1. “Foolish,” Ashanti
It’s easy to forget how huge this song was. It was the No. 2 song of the entire year (behind Nickelback’s “How You Remind Me,” which … don’t remind me). More impressive, it’s the worldwide No. 2 best-selling physical single of the whole aughts, just behind Shakira’s “Whenever Wherever” (and somehow just ahead of Las Ketchup’s “The Ketchup Song,” which we’re just going to have to get into another time).
From the whispered “Murder Inc” to the DeBarge sample to the Goodfellas-inspired video starring Terrence Howard, this song puts us square in the summer of 2002, a summer of board shorts and trucker hats, of frosted tips and Cosmopolitans. Put your Roots U.S. Olympic Team beret in the air, and wave it like you just don’t care; it’s June 2002 and Kelly Clarkson is about to shut it down.

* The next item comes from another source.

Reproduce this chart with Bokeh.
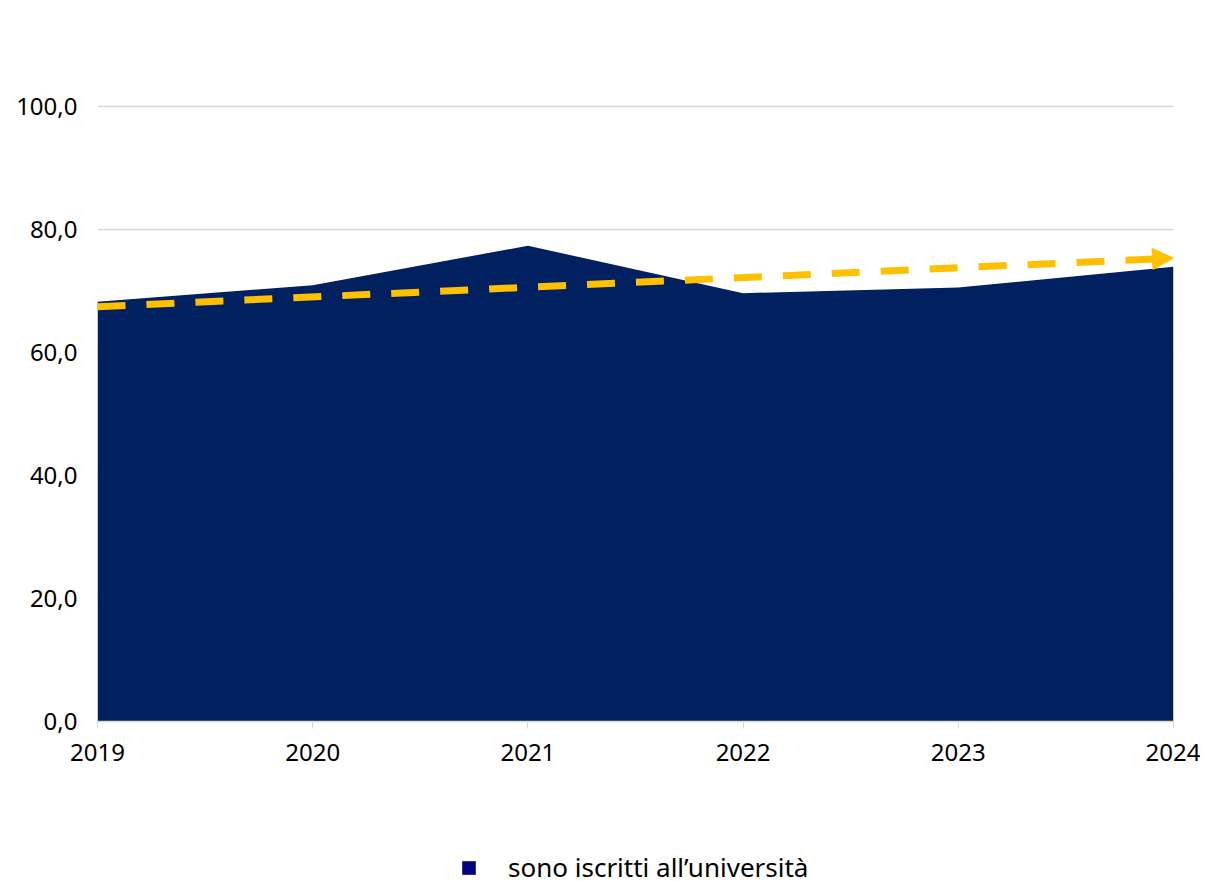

So where is Ashanti? She seems to have fallen through the pop-culture cracks; if she’d hit three years earlier, she’d have been a fixture on a boy-band-powered TRL; three years later and she’d have had a VH1 reality show (and today, she’d be a judge on The Voice). It was her bad luck to have broken in the early aughts, a time when someone could have the Song of the Summer and still lack a clear personal brand and marketing strategy. Alas, now she’s making guest appearances on SVU and starring in Lifetime Christmas movies. It’s not a bad life, but she deserves better. Let’s arrange a trade — one Avicii for one Ashanti.